• TASK OBJECTIVE: Restate the data below word for word. Skip any images it contains.

• INFORMATION SHOWN:
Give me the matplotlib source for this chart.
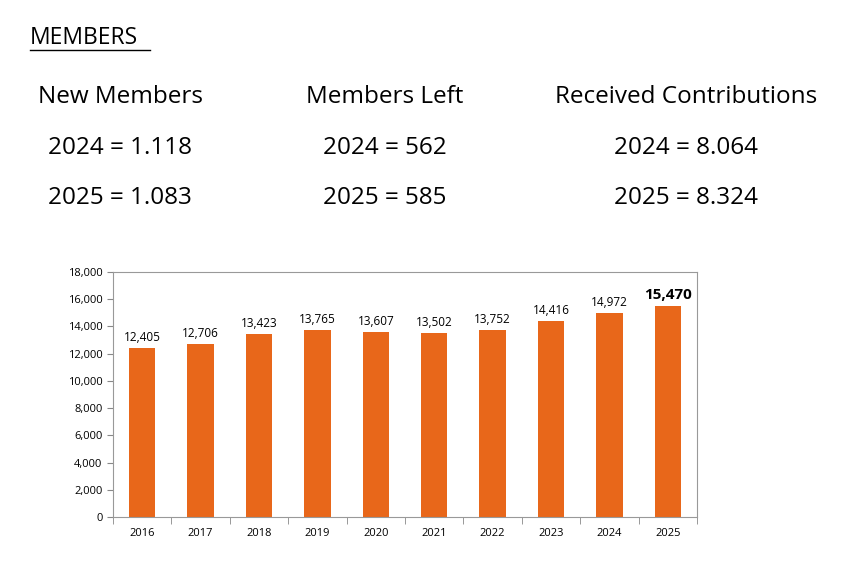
import matplotlib
matplotlib.use("Agg")
import matplotlib.pyplot as plt

years = ["2016", "2017", "2018", "2019", "2020", "2021", "2022", "2023", "2024", "2025"]
members = [12405, 12706, 13423, 13765, 13607, 13502, 13752, 14416, 14972, 15470]

headers = ["New Members", "Members Left", "Received Contributions"]
header_x = [38, 306, 555]
line_2024 = ["2024 = 1.118", "2024 = 562", "2024 = 8.064"]
line_2025 = ["2025 = 1.083", "2025 = 585", "2025 = 8.324"]
value_x = [48, 323, 614]

plt.rcParams["font.family"] = ["Open Sans", "DejaVu Sans"]
W, H = 852, 581
fig = plt.figure(figsize=(W / 100, H / 100), dpi=100)

def px(x, y):
    return x / W, 1 - y / H

fig.text(*px(30, 38), "MEMBERS", fontsize=16.5, va="center", ha="left")
fig.add_artist(plt.Line2D([30 / W, 150 / W], [1 - 50 / H] * 2, color="black", lw=1))
for i in range(3):
    fig.text(*px(header_x[i], 97), headers[i], fontsize=17.5, va="center")
    fig.text(*px(value_x[i], 148), line_2024[i], fontsize=17.5, va="center")
    fig.text(*px(value_x[i], 198), line_2025[i], fontsize=17.5, va="center")

ax = fig.add_axes([113 / W, (H - 517) / H, 584 / W, 245 / H])
x = range(len(years))
ax.bar(x, members, width=0.45, color="#E8671A")
for i, v in enumerate(members):
    last = i == len(members) - 1
    ax.text(i, v + 300, f"{v:,}", ha="center", va="bottom",
            fontsize=11 if last else 8.5, fontweight="bold" if last else "normal")
ax.set_ylim(0, 18000)
ax.set_xlim(-0.5, len(years) - 0.5)
ax.set_yticks(range(0, 18001, 2000))
ax.set_yticklabels([f"{v:,}" for v in range(0, 18001, 2000)], fontsize=8)
ax.set_xticks(x)
ax.set_xticklabels(years, fontsize=8)
ax.set_xticks([i + 0.5 for i in range(-1, len(years))], minor=True)
ax.tick_params(axis="x", which="major", length=0, pad=8)
ax.tick_params(axis="x", which="minor", length=5, color="#888888")
ax.tick_params(axis="y", length=4, color="#888888")
for s in ax.spines.values():
    s.set_color("#999999")
    s.set_linewidth(0.8)

fig.savefig("out.png", dpi=100)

• WRITTEN RESPONSE:
Give me the matplotlib source for this chart.
import matplotlib
matplotlib.use("Agg")
import matplotlib.pyplot as plt

years = ["2016", "2017", "2018", "2019", "2020", "2021", "2022", "2023", "2024", "2025"]
members = [12405, 12706, 13423, 13765, 13607, 13502, 13752, 14416, 14972, 15470]

headers = ["New Members", "Members Left", "Received Contributions"]
header_x = [38, 306, 555]
line_2024 = ["2024 = 1.118", "2024 = 562", "2024 = 8.064"]
line_2025 = ["2025 = 1.083", "2025 = 585", "2025 = 8.324"]
value_x = [48, 323, 614]

plt.rcParams["font.family"] = ["Open Sans", "DejaVu Sans"]
W, H = 852, 581
fig = plt.figure(figsize=(W / 100, H / 100), dpi=100)

def px(x, y):
    return x / W, 1 - y / H

fig.text(*px(30, 38), "MEMBERS", fontsize=16.5, va="center", ha="left")
fig.add_artist(plt.Line2D([30 / W, 150 / W], [1 - 50 / H] * 2, color="black", lw=1))
for i in range(3):
    fig.text(*px(header_x[i], 97), headers[i], fontsize=17.5, va="center")
    fig.text(*px(value_x[i], 148), line_2024[i], fontsize=17.5, va="center")
    fig.text(*px(value_x[i], 198), line_2025[i], fontsize=17.5, va="center")

ax = fig.add_axes([113 / W, (H - 517) / H, 584 / W, 245 / H])
x = range(len(years))
ax.bar(x, members, width=0.45, color="#E8671A")
for i, v in enumerate(members):
    last = i == len(members) - 1
    ax.text(i, v + 300, f"{v:,}", ha="center", va="bottom",
            fontsize=11 if last else 8.5, fontweight="bold" if last else "normal")
ax.set_ylim(0, 18000)
ax.set_xlim(-0.5, len(years) - 0.5)
ax.set_yticks(range(0, 18001, 2000))
ax.set_yticklabels([f"{v:,}" for v in range(0, 18001, 2000)], fontsize=8)
ax.set_xticks(x)
ax.set_xticklabels(years, fontsize=8)
ax.set_xticks([i + 0.5 for i in range(-1, len(years))], minor=True)
ax.tick_params(axis="x", which="major", length=0, pad=8)
ax.tick_params(axis="x", which="minor", length=5, color="#888888")
ax.tick_params(axis="y", length=4, color="#888888")
for s in ax.spines.values():
    s.set_color("#999999")
    s.set_linewidth(0.8)

fig.savefig("out.png", dpi=100)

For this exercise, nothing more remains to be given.